We have given different examples below on the rectangular matrix or column matrix. Understand how we perform different operations on the Column Matrix by solving every problem given below.

**Example 1.**

Find the transpose of a column matrix

\( A =\left[

\begin{matrix}

3 \cr

17 \cr

\end{matrix}

\right]

\)

**Solution:**

The given matrix is \( A =\left[

\begin{matrix}

3 \cr

17 \cr

\end{matrix}

\right]

\)

To find the transpose of the given column matrix, the elements of the column matrix must be written as row elements.

\( A =\left[

\begin{matrix}

3&17 \cr

\end{matrix}

\right]

\)

Therefore, the transpose of given column matrix is \( A =\left[

\begin{matrix}

3&17 \cr

\end{matrix}

\right]

\).

**Example 2.
**Give the examples of column matrix of the orders of

a. 2 x 1

b. 3 x 1

c. 4 x 1

d. 5 x 1

e. 6 x 1

**Solution:**

a. Given that the matrix is 2 x 1.

The example of a column matrix of the order 2 x 1 is \( A =\left[

\begin{matrix}

3 \cr

17 \cr

\end{matrix}

\right]

\)

b. Given that the matrix is 3 x 1.

The example of a column matrix of the order 3 x 1 is \( A =\left[

\begin{matrix}

1 \cr

3 \cr

5 \cr

\end{matrix}

\right]

\)

c.
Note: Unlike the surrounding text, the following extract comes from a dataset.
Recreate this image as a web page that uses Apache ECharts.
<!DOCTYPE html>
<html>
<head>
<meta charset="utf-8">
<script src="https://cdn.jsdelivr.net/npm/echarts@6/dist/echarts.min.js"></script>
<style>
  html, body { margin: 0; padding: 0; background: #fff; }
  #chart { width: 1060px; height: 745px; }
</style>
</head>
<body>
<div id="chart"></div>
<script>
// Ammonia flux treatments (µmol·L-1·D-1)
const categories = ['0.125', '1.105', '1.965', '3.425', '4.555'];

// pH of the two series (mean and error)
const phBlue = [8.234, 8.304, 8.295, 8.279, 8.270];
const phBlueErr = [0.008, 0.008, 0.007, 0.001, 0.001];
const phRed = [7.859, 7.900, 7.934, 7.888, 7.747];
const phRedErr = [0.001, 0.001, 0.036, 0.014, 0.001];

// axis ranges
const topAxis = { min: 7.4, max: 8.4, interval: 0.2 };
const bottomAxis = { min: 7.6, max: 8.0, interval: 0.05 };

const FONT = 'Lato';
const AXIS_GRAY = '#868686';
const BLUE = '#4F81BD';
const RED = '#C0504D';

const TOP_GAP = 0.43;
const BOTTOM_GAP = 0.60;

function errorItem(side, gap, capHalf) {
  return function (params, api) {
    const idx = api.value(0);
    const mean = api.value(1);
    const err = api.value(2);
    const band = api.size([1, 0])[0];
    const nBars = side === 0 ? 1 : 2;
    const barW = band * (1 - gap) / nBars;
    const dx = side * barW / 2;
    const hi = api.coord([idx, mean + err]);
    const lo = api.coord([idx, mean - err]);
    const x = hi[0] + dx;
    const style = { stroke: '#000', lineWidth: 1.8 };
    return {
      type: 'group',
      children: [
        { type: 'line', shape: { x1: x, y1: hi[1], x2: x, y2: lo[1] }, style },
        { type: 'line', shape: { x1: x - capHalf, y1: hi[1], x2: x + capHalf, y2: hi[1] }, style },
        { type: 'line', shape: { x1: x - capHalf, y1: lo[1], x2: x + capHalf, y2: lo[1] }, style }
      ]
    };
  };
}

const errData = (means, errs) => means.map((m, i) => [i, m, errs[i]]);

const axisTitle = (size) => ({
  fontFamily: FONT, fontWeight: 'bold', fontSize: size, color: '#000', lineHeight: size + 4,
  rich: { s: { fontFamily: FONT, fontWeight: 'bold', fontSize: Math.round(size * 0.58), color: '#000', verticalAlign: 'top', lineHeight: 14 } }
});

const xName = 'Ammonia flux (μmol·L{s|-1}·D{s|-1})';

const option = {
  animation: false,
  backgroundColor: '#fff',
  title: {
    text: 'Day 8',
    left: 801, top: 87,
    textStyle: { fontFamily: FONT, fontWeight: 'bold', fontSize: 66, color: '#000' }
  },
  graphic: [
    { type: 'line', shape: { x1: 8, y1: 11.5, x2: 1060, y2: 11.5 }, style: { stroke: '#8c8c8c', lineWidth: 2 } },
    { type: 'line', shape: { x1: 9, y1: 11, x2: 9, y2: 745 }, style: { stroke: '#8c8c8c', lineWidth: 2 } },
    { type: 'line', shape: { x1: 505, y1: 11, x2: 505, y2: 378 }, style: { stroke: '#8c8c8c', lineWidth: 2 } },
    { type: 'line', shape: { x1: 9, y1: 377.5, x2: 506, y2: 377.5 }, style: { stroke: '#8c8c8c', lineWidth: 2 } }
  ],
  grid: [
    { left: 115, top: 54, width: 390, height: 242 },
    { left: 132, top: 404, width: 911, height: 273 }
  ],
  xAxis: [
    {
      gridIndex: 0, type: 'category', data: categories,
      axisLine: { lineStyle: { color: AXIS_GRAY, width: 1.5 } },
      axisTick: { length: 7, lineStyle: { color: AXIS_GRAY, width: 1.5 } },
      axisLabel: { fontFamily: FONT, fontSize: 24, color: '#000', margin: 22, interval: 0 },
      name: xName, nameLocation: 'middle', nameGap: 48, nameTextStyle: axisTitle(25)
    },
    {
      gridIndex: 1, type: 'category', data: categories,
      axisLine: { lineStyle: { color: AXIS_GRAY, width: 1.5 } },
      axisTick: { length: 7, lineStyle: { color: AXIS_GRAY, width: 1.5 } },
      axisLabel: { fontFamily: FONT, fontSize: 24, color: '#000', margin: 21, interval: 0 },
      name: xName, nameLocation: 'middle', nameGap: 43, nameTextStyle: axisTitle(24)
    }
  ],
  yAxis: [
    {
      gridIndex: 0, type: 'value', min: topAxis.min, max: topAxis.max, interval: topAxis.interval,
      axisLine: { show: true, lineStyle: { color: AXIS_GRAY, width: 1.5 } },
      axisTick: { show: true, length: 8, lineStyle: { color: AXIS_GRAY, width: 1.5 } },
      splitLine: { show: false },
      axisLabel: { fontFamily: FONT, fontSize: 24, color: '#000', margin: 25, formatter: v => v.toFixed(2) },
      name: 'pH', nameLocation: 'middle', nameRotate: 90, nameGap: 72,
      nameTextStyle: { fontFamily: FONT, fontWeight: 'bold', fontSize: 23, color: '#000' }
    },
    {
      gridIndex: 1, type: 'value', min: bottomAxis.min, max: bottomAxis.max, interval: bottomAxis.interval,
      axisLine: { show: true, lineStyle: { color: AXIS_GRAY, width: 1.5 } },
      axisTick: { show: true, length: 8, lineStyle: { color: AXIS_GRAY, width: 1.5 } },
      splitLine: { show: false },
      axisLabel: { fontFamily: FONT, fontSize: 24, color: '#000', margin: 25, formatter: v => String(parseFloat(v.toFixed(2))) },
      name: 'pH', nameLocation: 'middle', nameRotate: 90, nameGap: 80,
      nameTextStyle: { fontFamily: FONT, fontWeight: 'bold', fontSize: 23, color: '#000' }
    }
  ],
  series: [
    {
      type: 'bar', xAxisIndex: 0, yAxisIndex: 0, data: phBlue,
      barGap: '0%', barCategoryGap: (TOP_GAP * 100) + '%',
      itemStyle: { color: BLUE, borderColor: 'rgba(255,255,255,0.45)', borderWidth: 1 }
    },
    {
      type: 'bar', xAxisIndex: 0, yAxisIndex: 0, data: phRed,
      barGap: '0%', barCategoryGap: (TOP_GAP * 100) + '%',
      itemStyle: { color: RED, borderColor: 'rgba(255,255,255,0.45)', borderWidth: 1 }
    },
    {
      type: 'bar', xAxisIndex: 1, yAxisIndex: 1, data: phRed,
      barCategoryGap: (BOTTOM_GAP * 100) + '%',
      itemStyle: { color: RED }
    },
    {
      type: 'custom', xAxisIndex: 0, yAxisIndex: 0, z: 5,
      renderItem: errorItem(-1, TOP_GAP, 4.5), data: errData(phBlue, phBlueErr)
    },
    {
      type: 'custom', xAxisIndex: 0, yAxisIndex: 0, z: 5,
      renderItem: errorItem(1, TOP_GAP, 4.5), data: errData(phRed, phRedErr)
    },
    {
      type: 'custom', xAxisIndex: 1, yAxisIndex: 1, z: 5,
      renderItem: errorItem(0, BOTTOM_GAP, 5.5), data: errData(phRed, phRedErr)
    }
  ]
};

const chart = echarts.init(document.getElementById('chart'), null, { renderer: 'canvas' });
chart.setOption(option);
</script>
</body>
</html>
Given that the matrix is 4 x 1.

The example of a column matrix of the order 4 x 1 is \( A =\left[

\begin{matrix}

1 \cr

3 \cr

5 \cr

7 \cr

\end{matrix}

\right]

\)

d. Given that the matrix is 5 x 1.

The example of a column matrix of the order 5 x 1 is \( A =\left[

\begin{matrix}

1 \cr

3 \cr

5 \cr

7 \cr

9 \cr

\end{matrix}

\right]

\)

e. Given that the matrix is 6 x 1.

The example of a column matrix of the order 6 x 1 is \( A =\left[

\begin{matrix}

1 \cr

3 \cr

5 \cr

7 \cr

9 \cr

11 \cr

\end{matrix}

\right]

\)

**Example 3.
**What is the order of the given column matrix \( A =\left[

\begin{matrix}

1 \cr

5 \cr

9 \cr

11 \cr

\end{matrix}

\right]

\)

**Solution:
**Given matrix is \( A =\left[

\begin{matrix}

1 \cr

5 \cr

9 \cr

11 \cr

\end{matrix}

\right]

\)

It consists of 4 rows and 1 column.

Therefore, it is a 4 x 1 matrix.

**Example 4.**

Which of the following is the order of a column matrix?

a. 4 x 1

b. 1 x 2

c. 2 x 3

d. 3 x 2

**Solution:
**We know that the order of the column matrix is m x 1. Therefore, from the given options 4 x 1 is the column matrix.
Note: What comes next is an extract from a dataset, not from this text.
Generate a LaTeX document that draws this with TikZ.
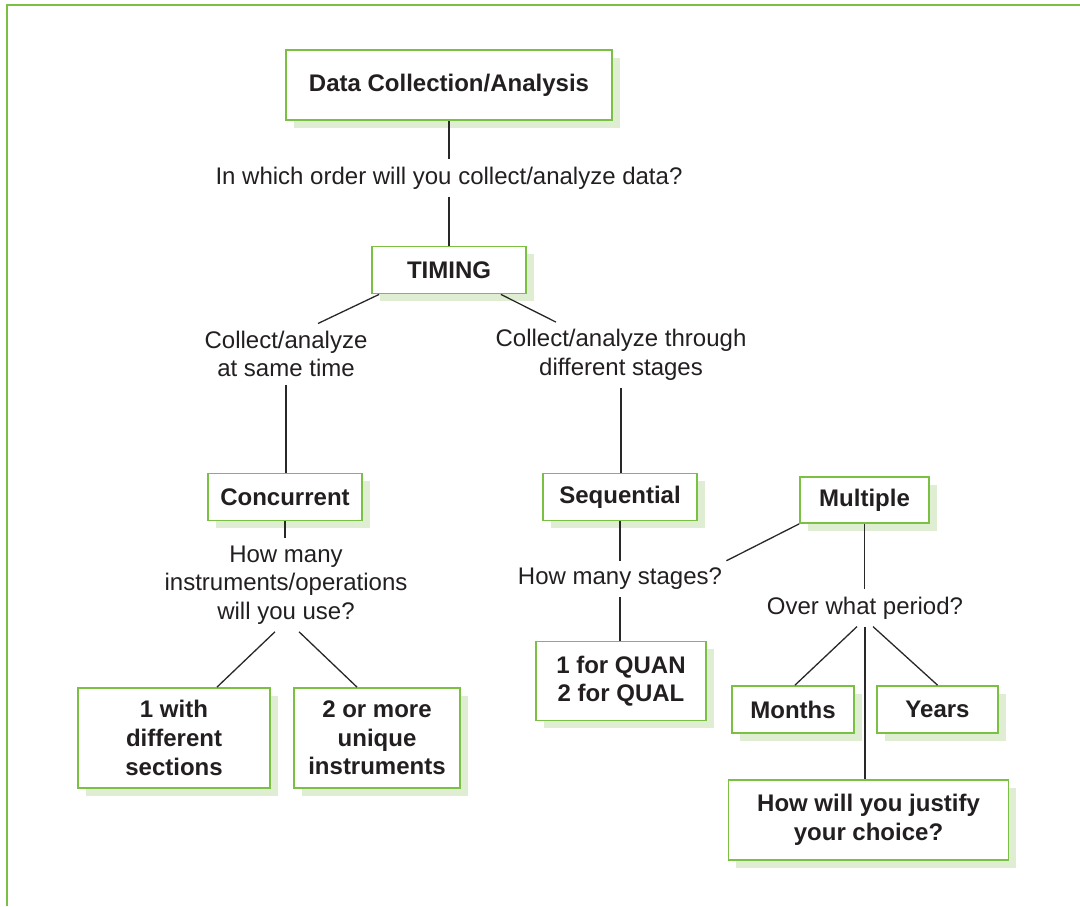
\documentclass[tikz,border=0pt]{standalone}
\usepackage{fontspec}
\setmainfont{Liberation Sans}
\usetikzlibrary{shadows}
\definecolor{boxgreen}{RGB}{122,193,67}
\definecolor{shadowgreen}{RGB}{223,238,210}
\definecolor{ink}{RGB}{35,31,32}
\definecolor{wirecol}{RGB}{40,40,40}

\begin{document}
\begin{tikzpicture}[x=0.5pt,y=-0.5pt,
  box/.style={draw=boxgreen, line width=0.9pt, fill=white, inner sep=0pt,
    align=center, text=ink, font=\fontsize{12}{14.3}\selectfont\bfseries,
    drop shadow={shadow xshift=3.8pt, shadow yshift=-3.8pt, fill=shadowgreen, opacity=1}},
  lbl/.style={align=center, text=ink, font=\fontsize{12}{14.3}\selectfont,
    inner xsep=2pt, inner ysep=3.5pt},
  wire/.style={draw=wirecol, line width=0.65pt},
  frame/.style={draw=boxgreen, line width=1pt}]

\useasboundingbox (0,0) rectangle (1080,906);
\draw[frame] (1080,5) -- (7,5) -- (7,906);

% top of the tree
\node[box, minimum width=163pt, minimum height=35pt] (data) at (449,85) {Data Collection/Analysis};
\node[lbl] (q1) at (449,178) {In which order will you collect/analyze data?};
\node[box, minimum width=77pt, minimum height=23.5pt] (timing) at (449,270) {TIMING};

\node[lbl] (same) at (286,354) {Collect/analyze\\at same time};
\node[lbl] (stages) at (621,355) {Collect/analyze through\\different stages};

% concurrent branch
\node[box, minimum width=77pt, minimum height=23.5pt] (conc) at (285,497) {Concurrent};
\node[lbl] (q2) at (286,585) {How many\\instruments/operations\\will you use?};
\node[box, minimum width=96pt, minimum height=50pt] (one) at (174,738) {1 with\\different\\sections};
\node[box, minimum width=83pt, minimum height=50pt] (two) at (377,738) {2 or more\\unique\\instruments};

% sequential branch
\node[box, minimum width=77pt, minimum height=23.5pt] (seq) at (620,497) {Sequential};
\node[lbl] (q3) at (620,579) {How many stages?};
\node[box, minimum width=85pt, minimum height=39.5pt] (quan) at (621,681) {1 for QUAN\\2 for QUAL};

% multiple stages
\node[box, minimum width=64.5pt, minimum height=23pt] (mult) at (864.5,500) {Multiple};
\node[lbl] (q4) at (865,608) {Over what period?};
\node[box, minimum width=61pt, minimum height=23.5pt] (months) at (793,709.5) {Months};
\node[box, minimum width=60.5pt, minimum height=23.5pt] (years) at (937.5,709.5) {Years};
\node[box, minimum width=140pt, minimum height=40pt] (justify) at (868.5,820) {How will you justify\\your choice?};

% connectors
\draw[wire] (data.south) -- (q1.north);
\draw[wire] (q1.south) -- (timing.north);
\draw[wire] ([xshift=4pt]timing.south west) -- ([xshift=16pt]same.north);
\draw[wire] ([xshift=-13pt]timing.south east) -- ([xshift=-32.5pt]stages.north);
\draw[wire] (same.south) -- (same.south |- conc.north);
\draw[wire] (stages.south) -- (stages.south |- seq.north);

\draw[wire] (conc.south) -- (conc.south |- q2.north);
\draw[wire] ([xshift=-5.5pt]q2.south) -- ([xshift=21.5pt]one.north);
\draw[wire] ([xshift=6.5pt]q2.south) -- ([xshift=-10pt]two.north);

\draw[wire] (seq.south) -- (seq.south |- q3.north);
\draw[wire] (q3.south) -- (q3.south |- quan.north);
\draw[wire] (q3.north east) -- (mult.south west);

\draw[wire] (mult.south) -- (mult.south |- q4.north);
\draw[wire] ([xshift=-4pt]q4.south) -- ([xshift=1pt]months.north);
\draw[wire] ([xshift=4pt]q4.south) -- (years.north);
\draw[wire] (q4.south) -- (q4.south |- justify.north);
\end{tikzpicture}
\end{document}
Therefore, the answer is a. 4 x 1

### FAQs on Column Matrix

**1. What is a column matrix?**

A matrix is called a column matrix when it has only one column.

**2. What is the order of the column matrix?**

The order of the column matrix is n x 1, where n is the number of rows.
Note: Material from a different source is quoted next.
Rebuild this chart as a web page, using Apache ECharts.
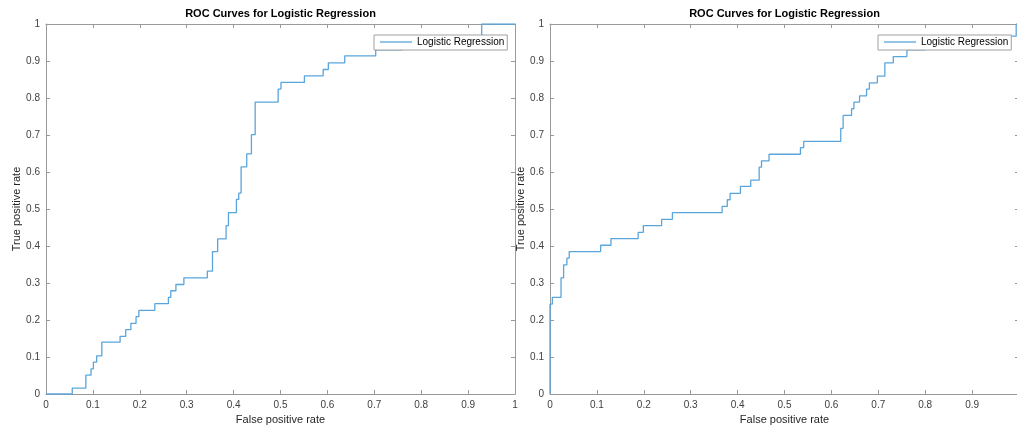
<!DOCTYPE html>
<html>
<head>
<meta charset="utf-8">
<script src="https://cdn.jsdelivr.net/npm/echarts@6/dist/echarts.min.js"></script>
<style>html,body{margin:0;padding:0;background:#fff}#c{width:1017px;height:429px}</style>
</head>
<body>
<div id="c"></div>
<script>
// Left panel ROC points (FPR, TPR)
const leftFPR = [0, 0.056, 0.085, 0.096, 0.101, 0.108, 0.119, 0.158, 0.170, 0.181, 0.192, 0.198, 0.232, 0.261, 0.266, 0.277, 0.294, 0.344, 0.355, 0.366, 0.384, 0.389, 0.406, 0.411, 0.416, 0.428, 0.438, 0.446, 0.495, 0.501, 0.551, 0.591, 0.602, 0.637, 0.703, 0.760, 0.929, 1];
const leftTPR = [0, 0.016, 0.051, 0.068, 0.086, 0.103, 0.140, 0.156, 0.174, 0.191, 0.209, 0.226, 0.244, 0.261, 0.279, 0.296, 0.314, 0.332, 0.385, 0.419, 0.455, 0.490, 0.526, 0.543, 0.614, 0.649, 0.701, 0.789, 0.824, 0.842, 0.860, 0.877, 0.895, 0.914, 0.930, 0.947, 1.0, 1.0];
// Right panel ROC points (FPR, TPR)
const rightFPR = [0, 0, 0.005, 0.0235, 0.029, 0.036, 0.041, 0.108, 0.130, 0.188, 0.199, 0.238, 0.261, 0.367, 0.378, 0.384, 0.406, 0.428, 0.446, 0.451, 0.467, 0.534, 0.541, 0.620, 0.625, 0.643, 0.648, 0.660, 0.675, 0.681, 0.698, 0.714, 0.732, 0.761, 0.800, 0.850, 0.994, 1];
const rightTPR = [0, 0.243, 0.261, 0.314, 0.349, 0.367, 0.385, 0.402, 0.420, 0.437, 0.455, 0.472, 0.490, 0.507, 0.525, 0.542, 0.561, 0.578, 0.613, 0.630, 0.648, 0.666, 0.683, 0.718, 0.753, 0.771, 0.789, 0.806, 0.824, 0.841, 0.859, 0.895, 0.912, 0.930, 0.947, 0.967, 1.0, 1.0];
const titleText = 'ROC Curves for Logistic Regression';
const seriesName = 'Logistic Regression';
const xName = 'False positive rate';
const yName = 'True positive rate';

const FONT = '"Liberation Sans", Arial, Helvetica, sans-serif';
const AX = '#999';
const LAB = '#404040';
const LINE = '#5aa5dc';

const grids = [
  {left: 46, top: 24, width: 469, height: 370},
  {left: 550, top: 24, width: 469, height: 370}
];

function pairs(xs, ys){ return xs.map((x,i)=>[x, ys[i]]); }

const xAxes = [], yAxes = [];
grids.forEach((g, gi) => {
  xAxes.push({
    gridIndex: gi, type: 'value', min: 0, max: 1, interval: 0.1, position: 'bottom',
    name: xName, nameLocation: 'middle', nameGap: 17,
    nameTextStyle: {fontFamily: FONT, fontSize: 11, color: '#262626'},
    axisLine: {show: true, onZero: false, lineStyle: {color: AX, width: 1}},
    axisTick: {show: true, inside: true, length: 4, lineStyle: {color: AX}},
    axisLabel: {fontFamily: FONT, fontSize: 10, color: LAB, margin: 6, hideOverlap: false, showMaxLabel: true, showMinLabel: true},
    splitLine: {show: false}
  });
  xAxes.push({
    gridIndex: gi, type: 'value', min: 0, max: 1, interval: 0.1, position: 'top',
    axisLine: {show: true, onZero: false, lineStyle: {color: AX, width: 1}},
    axisTick: {show: true, inside: true, length: 4, lineStyle: {color: AX}},
    axisLabel: {show: false}, splitLine: {show: false}
  });
  yAxes.push({
    gridIndex: gi, type: 'value', min: 0, max: 1, interval: 0.1, position: 'left',
    name: yName, nameLocation: 'middle', nameGap: 24,
    nameTextStyle: {fontFamily: FONT, fontSize: 11, color: '#262626'},
    axisLine: {show: true, onZero: false, lineStyle: {color: AX, width: 1}},
    axisTick: {show: true, inside: true, length: 4, lineStyle: {color: AX}},
    axisLabel: {fontFamily: FONT, fontSize: 10, color: LAB, margin: 6, showMaxLabel: true, showMinLabel: true},
    splitLine: {show: false}
  });
  yAxes.push({
    gridIndex: gi, type: 'value', min: 0, max: 1, interval: 0.1, position: 'right',
    axisLine: {show: true, onZero: false, lineStyle: {color: AX, width: 1}},
    axisTick: {show: true, inside: true, length: 4, lineStyle: {color: AX}},
    axisLabel: {show: false}, splitLine: {show: false}
  });
});

const seriesData = [pairs(leftFPR, leftTPR), pairs(rightFPR, rightTPR)];

const option = {
  animation: false,
  backgroundColor: '#fff',
  title: grids.map(g => ({
    text: titleText, left: g.left + g.width/2, top: 8, textAlign: 'center', padding: 0,
    textStyle: {fontFamily: FONT, fontSize: 11, fontWeight: 'bold', color: '#000'}
  })),
  legend: [
    {left: 374, top: 35},
    {left: 878, top: 35}
  ].map((p, i) => ({
    left: p.left, top: p.top, orient: 'vertical',
    data: [{name: seriesName}],
    padding: [2, 3, 3, 6], itemGap: 0,
    icon: 'rect', itemWidth: 32, itemHeight: 1.3,
    backgroundColor: '#fff', borderColor: '#a0a0a0', borderWidth: 1, borderRadius: 0,
    textStyle: {fontFamily: FONT, fontSize: 10, color: '#000'},
    selectedMode: false
  })),
  grid: grids.map(g => Object.assign({containLabel: false, outerBoundsMode: 'none'}, g)),
  xAxis: xAxes,
  yAxis: yAxes,
  series: seriesData.map((d, i) => ({
    name: seriesName, type: 'line', step: 'end',
    xAxisIndex: i*2, yAxisIndex: i*2,
    data: d, showSymbol: false, symbol: 'none', clip: true,
    lineStyle: {color: LINE, width: 1.3},
    itemStyle: {color: LINE},
    z: 2
  }))
};

const chart = echarts.init(document.getElementById('c'), null, {renderer: 'canvas'});
chart.setOption(option);
</script>
</body>
</html>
**3. What is the Transpose of a Column Matrix?**

The transpose of a column matrix gives a row matrix. If n x 1 is the Column Matrix, then the transpose of it is 1 x n which is a row matrix. The column matrix elements are arranged in a vertical manner and the row matrix elements are arranged in a horizontal format.

**4. Give an example of a column matrix with the order 1 x 1.**

[7] is an example of a column matrix with order 1 x 1.

### Conclusion

Column Matrix or rectangular matrix definition, examples, and explanation are included in this article. Know what is the order of the column matrix and operations performed on the column matrix by reading the entire article. We have given different tricks and problems to help the students to get good marks in the exam. Also, the properties of the column matrix will give you the clarity on which operations need to perform on column matrices.